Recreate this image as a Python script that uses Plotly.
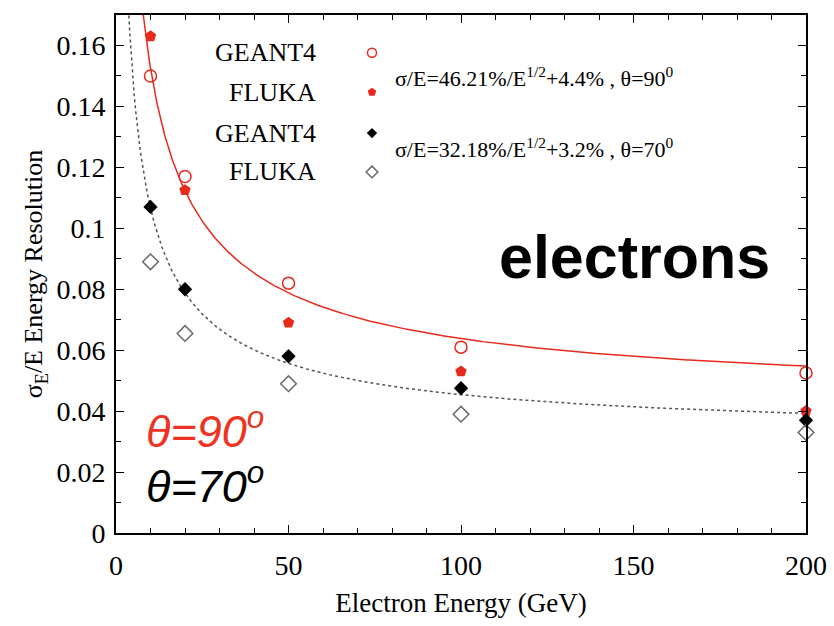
import numpy as np
import plotly.graph_objects as go

# Electron energies (GeV)
energy = [10, 20, 50, 100, 200]

# Relative energy resolution sigma_E/E
geant4_90 = [0.150, 0.117, 0.082, 0.061, 0.0525]
fluka_90 = [0.163, 0.1125, 0.069, 0.053, 0.040]
geant4_70 = [0.107, 0.080, 0.058, 0.0475, 0.037]
fluka_70 = [0.089, 0.0655, 0.049, 0.039, 0.033]

# Fit parameters: stochastic term (fraction / sqrt(GeV)) and constant term
fit_90 = [0.4621, 0.044]
fit_70 = [0.3218, 0.032]

x_ticks = [0, 50, 100, 150, 200]
y_ticks = [0, 0.02, 0.04, 0.06, 0.08, 0.1, 0.12, 0.14, 0.16]
y_tick_text = ["0", "0.02", "0.04", "0.06", "0.08", "0.1", "0.12", "0.14", "0.16"]

RED = "#e8291c"
GRAY = "#6a6a6a"
SERIF = "Liberation Serif"
SANS = "Liberation Sans"


def resolution(e, params):
    a, c = params
    return np.sqrt((a / np.sqrt(e)) ** 2 + c ** 2)


e_fine = np.linspace(1.0, 200.0, 600)

fig = go.Figure()

fig.add_trace(go.Scatter(x=e_fine, y=resolution(e_fine, fit_90), mode="lines",
                         line=dict(color=RED, width=1.5), showlegend=False))
fig.add_trace(go.Scatter(x=e_fine, y=resolution(e_fine, fit_70), mode="lines",
                         line=dict(color="#555555", width=1.5, dash="dot"), showlegend=False))

series = [
    (geant4_90, dict(symbol="circle-open", color=RED, size=12, line=dict(width=1.5, color=RED))),
    (fluka_90, dict(symbol="pentagon", color=RED, size=12)),
    (geant4_70, dict(symbol="diamond", color="black", size=11)),
    (fluka_70, dict(symbol="diamond-open", color=GRAY, size=12, line=dict(width=1.5, color=GRAY))),
]
for vals, marker in series:
    fig.add_trace(go.Scatter(x=energy, y=vals, mode="markers", marker=marker,
                             showlegend=False, cliponaxis=False))

# Hand-made key: labels on the left, smaller symbols to their right
key_labels = ["GEANT4", "FLUKA", "GEANT4", "FLUKA"]
key_y = [0.927, 0.851, 0.772, 0.697]
key_x_text = 0.293
key_x_marker = 0.371
for (vals, marker), label, yk in zip(series, key_labels, key_y):
    key_marker = dict(marker)
    key_marker["size"] = marker["size"] - 3
    fig.add_trace(go.Scatter(x=[key_x_marker], y=[yk], xaxis="x2", yaxis="y2",
                             mode="markers", marker=key_marker, showlegend=False))
    fig.add_annotation(x=key_x_text, y=yk, xref="paper", yref="paper", text=label,
                       showarrow=False, xanchor="right", yanchor="middle",
                       font=dict(family=SERIF, size=26, color="black"))

formulas = [
    ("σ/E=46.21%/E<sup>1/2</sup>+4.4% , θ=90<sup>0</sup>", 0.880),
    ("σ/E=32.18%/E<sup>1/2</sup>+3.2% , θ=70<sup>0</sup>", 0.743),
]
for text, yk in formulas:
    fig.add_annotation(x=0.401, y=yk, xref="paper", yref="paper", text=text,
                       showarrow=False, xanchor="left", yanchor="middle",
                       font=dict(family=SERIF, size=22, color="black"))

fig.add_annotation(x=0.752, y=0.533, xref="paper", yref="paper", text="<b>electrons</b>",
                   showarrow=False, xanchor="center", yanchor="middle",
                   font=dict(family=SANS, size=61, color="black"))
fig.add_annotation(x=0.040, y=0.203, xref="paper", yref="paper", text="<i>θ=90<sup>o</sup></i>",
                   showarrow=False, xanchor="left", yanchor="middle",
                   font=dict(family=SANS, size=45, color="#ee3322"))
fig.add_annotation(x=0.040, y=0.0965, xref="paper", yref="paper", text="<i>θ=70<sup>o</sup></i>",
                   showarrow=False, xanchor="left", yanchor="middle",
                   font=dict(family=SANS, size=45, color="black"))

axis_common = dict(showline=True, linecolor="black", linewidth=2, mirror="ticks",
                   ticks="inside", ticklen=8, tickwidth=1.2, tickcolor="black",
                   showgrid=False, zeroline=False, automargin=False,
                   tickfont=dict(family=SERIF, size=28, color="black"))

fig.update_layout(
    width=834, height=626,
    margin=dict(l=116, r=28, t=15, b=93),
    plot_bgcolor="white", paper_bgcolor="white",
    xaxis=dict(range=[0, 200], tickvals=x_ticks,
               minor=dict(dtick=10, ticks="inside", ticklen=5, tickcolor="black"),
               ticklabelstandoff=6,
               title=dict(text="Electron Energy (GeV)", standoff=14,
                          font=dict(family=SERIF, size=27, color="black")),
               **axis_common),
    yaxis=dict(range=[0, 0.17], tickvals=y_ticks, ticktext=y_tick_text,
               minor=dict(dtick=0.01, ticks="inside", ticklen=5, tickcolor="black"),
               ticklabelstandoff=3,
               title=dict(text="σ<sub>E</sub>/E Energy Resolution", standoff=6,
                          font=dict(family=SERIF, size=26, color="black")),
               **axis_common),
    xaxis2=dict(range=[0, 1], overlaying="x", visible=False, fixedrange=True),
    yaxis2=dict(range=[0, 1], overlaying="y", visible=False, fixedrange=True),
)

fig.write_html("out.html")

__TASK DESCRIPTION__
Send back the data above word for word, with the pictures left out.

__SOLUTION FOR THIS TASK__
Recreate this image as a Python script that uses Plotly.
import numpy as np
import plotly.graph_objects as go

# Electron energies (GeV)
energy = [10, 20, 50, 100, 200]

# Relative energy resolution sigma_E/E
geant4_90 = [0.150, 0.117, 0.082, 0.061, 0.0525]
fluka_90 = [0.163, 0.1125, 0.069, 0.053, 0.040]
geant4_70 = [0.107, 0.080, 0.058, 0.0475, 0.037]
fluka_70 = [0.089, 0.0655, 0.049, 0.039, 0.033]

# Fit parameters: stochastic term (fraction / sqrt(GeV)) and constant term
fit_90 = [0.4621, 0.044]
fit_70 = [0.3218, 0.032]

x_ticks = [0, 50, 100, 150, 200]
y_ticks = [0, 0.02, 0.04, 0.06, 0.08, 0.1, 0.12, 0.14, 0.16]
y_tick_text = ["0", "0.02", "0.04", "0.06", "0.08", "0.1", "0.12", "0.14", "0.16"]

RED = "#e8291c"
GRAY = "#6a6a6a"
SERIF = "Liberation Serif"
SANS = "Liberation Sans"


def resolution(e, params):
    a, c = params
    return np.sqrt((a / np.sqrt(e)) ** 2 + c ** 2)


e_fine = np.linspace(1.0, 200.0, 600)

fig = go.Figure()

fig.add_trace(go.Scatter(x=e_fine, y=resolution(e_fine, fit_90), mode="lines",
                         line=dict(color=RED, width=1.5), showlegend=False))
fig.add_trace(go.Scatter(x=e_fine, y=resolution(e_fine, fit_70), mode="lines",
                         line=dict(color="#555555", width=1.5, dash="dot"), showlegend=False))

series = [
    (geant4_90, dict(symbol="circle-open", color=RED, size=12, line=dict(width=1.5, color=RED))),
    (fluka_90, dict(symbol="pentagon", color=RED, size=12)),
    (geant4_70, dict(symbol="diamond", color="black", size=11)),
    (fluka_70, dict(symbol="diamond-open", color=GRAY, size=12, line=dict(width=1.5, color=GRAY))),
]
for vals, marker in series:
    fig.add_trace(go.Scatter(x=energy, y=vals, mode="markers", marker=marker,
                             showlegend=False, cliponaxis=False))

# Hand-made key: labels on the left, smaller symbols to their right
key_labels = ["GEANT4", "FLUKA", "GEANT4", "FLUKA"]
key_y = [0.927, 0.851, 0.772, 0.697]
key_x_text = 0.293
key_x_marker = 0.371
for (vals, marker), label, yk in zip(series, key_labels, key_y):
    key_marker = dict(marker)
    key_marker["size"] = marker["size"] - 3
    fig.add_trace(go.Scatter(x=[key_x_marker], y=[yk], xaxis="x2", yaxis="y2",
                             mode="markers", marker=key_marker, showlegend=False))
    fig.add_annotation(x=key_x_text, y=yk, xref="paper", yref="paper", text=label,
                       showarrow=False, xanchor="right", yanchor="middle",
                       font=dict(family=SERIF, size=26, color="black"))

formulas = [
    ("σ/E=46.21%/E<sup>1/2</sup>+4.4% , θ=90<sup>0</sup>", 0.880),
    ("σ/E=32.18%/E<sup>1/2</sup>+3.2% , θ=70<sup>0</sup>", 0.743),
]
for text, yk in formulas:
    fig.add_annotation(x=0.401, y=yk, xref="paper", yref="paper", text=text,
                       showarrow=False, xanchor="left", yanchor="middle",
                       font=dict(family=SERIF, size=22, color="black"))

fig.add_annotation(x=0.752, y=0.533, xref="paper", yref="paper", text="<b>electrons</b>",
                   showarrow=False, xanchor="center", yanchor="middle",
                   font=dict(family=SANS, size=61, color="black"))
fig.add_annotation(x=0.040, y=0.203, xref="paper", yref="paper", text="<i>θ=90<sup>o</sup></i>",
                   showarrow=False, xanchor="left", yanchor="middle",
                   font=dict(family=SANS, size=45, color="#ee3322"))
fig.add_annotation(x=0.040, y=0.0965, xref="paper", yref="paper", text="<i>θ=70<sup>o</sup></i>",
                   showarrow=False, xanchor="left", yanchor="middle",
                   font=dict(family=SANS, size=45, color="black"))

axis_common = dict(showline=True, linecolor="black", linewidth=2, mirror="ticks",
                   ticks="inside", ticklen=8, tickwidth=1.2, tickcolor="black",
                   showgrid=False, zeroline=False, automargin=False,
                   tickfont=dict(family=SERIF, size=28, color="black"))

fig.update_layout(
    width=834, height=626,
    margin=dict(l=116, r=28, t=15, b=93),
    plot_bgcolor="white", paper_bgcolor="white",
    xaxis=dict(range=[0, 200], tickvals=x_ticks,
               minor=dict(dtick=10, ticks="inside", ticklen=5, tickcolor="black"),
               ticklabelstandoff=6,
               title=dict(text="Electron Energy (GeV)", standoff=14,
                          font=dict(family=SERIF, size=27, color="black")),
               **axis_common),
    yaxis=dict(range=[0, 0.17], tickvals=y_ticks, ticktext=y_tick_text,
               minor=dict(dtick=0.01, ticks="inside", ticklen=5, tickcolor="black"),
               ticklabelstandoff=3,
               title=dict(text="σ<sub>E</sub>/E Energy Resolution", standoff=6,
                          font=dict(family=SERIF, size=26, color="black")),
               **axis_common),
    xaxis2=dict(range=[0, 1], overlaying="x", visible=False, fixedrange=True),
    yaxis2=dict(range=[0, 1], overlaying="y", visible=False, fixedrange=True),
)

fig.write_html("out.html")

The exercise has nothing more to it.